Two rows ahead at the Butler Assembly of God, Paula Arnold bowed her head in prayer. As a nurse, she couldn’t count how many people she’d seen over the years in clear mental distress. Sometimes they lacked insurance for medical care. Sometimes they couldn’t afford counseling. Sometimes, at home, no one was around to prod them to take their pills.
“We’re the greatest nation in the world,” said Arnold, 58, “and our health-care situation isn’t where it should be.”
So, no, she won’t fault Democrats for what she, too, had witnessed at the rally. Both sides hurl insults, she said. Vance, a former Trump opponent, once referred to his running mate as “America’s Hitler.”
Arnold was more concerned for those who’d seen or heard their neighbors getting shot. That form of trauma, she knew, could require pricey therapy.
Down the road, at a log cabin-esque bar called Rock Ann Haven, Amy Spangler was still trying to calm down.
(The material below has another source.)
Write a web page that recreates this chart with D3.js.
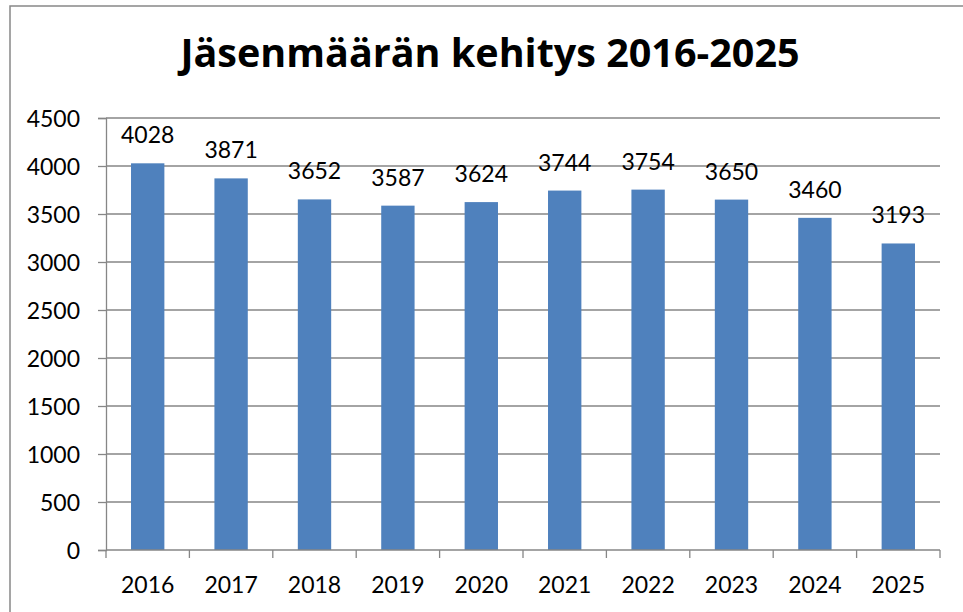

Her father had attended that rally. Her family lived close enough to hear the pop-pop-pop.
Who had jeopardized their lives?
A quick Google search showed that Crooks was barely an adult. Like Spangler, he was a registered Republican — though, due to his age, she noted, he couldn’t have voted in the last presidential election.
She studied the photos of his face. Her gut said: This was a mental health issue.
“Without the facts,” she said, “how could you say anything else?”
Spangler, 45, had rolled her eyes at those suggesting liberal talking points had sparked this.
In her view, Washington mudslinging has been heated since forever. Democrats couldn’t blame Trump for the rioters who’d broken into the Senate chambers on Jan. 6, 2021. It’s not his fault if they took it literally when he’d said, “If you don’t fight like hell, you’re not going to have a country anymore.”
Spangler bristled at what she saw as calls to suppress free speech.
“If they try to censor politicians,” she said, “that trickles down to everybody.”
She preferred that folks speak freely, like Trump does — the American way.